Some academics on the far left of the political spectrum believe a study of religion does not constitute serious scholarship. Western intellectuals who were immersed in this question might disagree: think of the German idealists like Hegel and the metaphysics of Absolute Spirit, Benjamin's messianism, Ralph Waldo Emerson's romanticism, Berkeley's immaterialism, Heidegger's religious atheism, Rene Descartes, Carl Jung, even Newton...the list is impressive. Today, top universities like Harvard and Princeton have departments of religion. Another common criticism is that a profession of religious faith runs contrary to liberal intent. Wrong. It is not faith but fundamentalism that poses a threat to liberal democracy. As American philosopher and constitutional law expert Ronald Dworkin argued, religion interpreted in progressive ways can be quite compatible with liberal democracy.
"But secularism, a necessary tenet of liberalism, implies separation of church and state. South Asia remains so hopelessly mired in religion," a senior American scholar once said to me. While the framers of the Indian Constitution interpreted secularism as equality of all faiths, there is obvious truth in this allegation. One thinks of Fatwas, extra-judicial rulings of khap Panchayats, religious riots across South Asian countries; India's own worst riots were in 1984, 1992-93 and 2002. But to deduce that only certain parts of the world are mired in religion would be facetious. After all, the affirmation of Christian values in the American public sphere is hard to miss, as is the Islamophobia following the 9/11 terrorist attacks, and the ways in which religion continues to dictate pro-life and other legislation. The debate in India around Wendy Doniger's book on Hinduism was rather similar to the debate in America around Raza Eslan's book on Christ. However, the latter book was not withdrawn in America.

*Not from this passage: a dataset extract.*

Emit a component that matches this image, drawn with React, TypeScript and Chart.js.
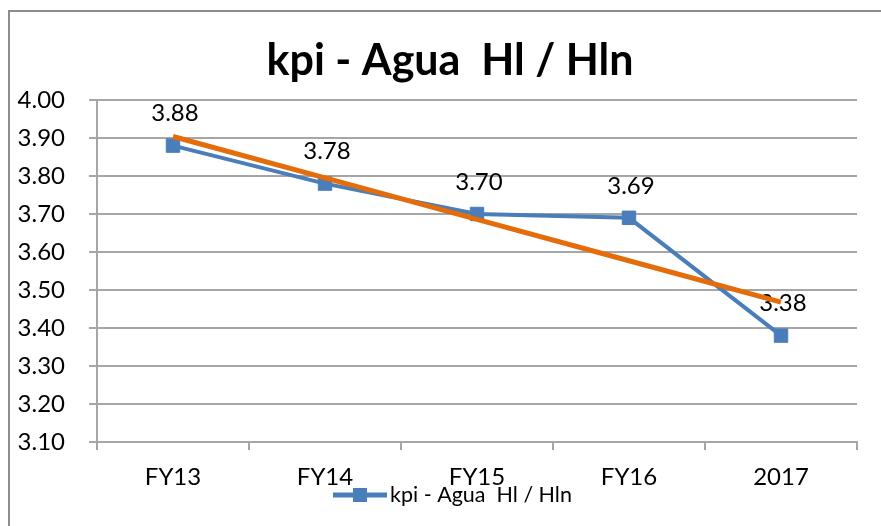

Given these notes and nuances of faith, what is needed is open dialogue, a commitment to fighting discrimination while not reducing everything to it. Speaking of dialogue, the sentimentalist in me is most touched by inter-caste, interfaith and interracial relationships. The two marriages I attended on my last visit to India were both interfaith, with each side holding on to their own faith while also creating a third space of love. When I contrast this with the recent ordeal of the tribal woman sentenced to gang-rape by village council elders for daring to love a Muslim man, I am filled with pain and shock. I show films like Pinjar (based on Amrita Pritam's novel), and even the hugely Bollywood-ish My Name is Khan, in my classes. My pragmatic American students giggle to see me cry for almost the entire duration of the films, and once, a girl impulsively hugged me. Perhaps love is the most radical form of politics.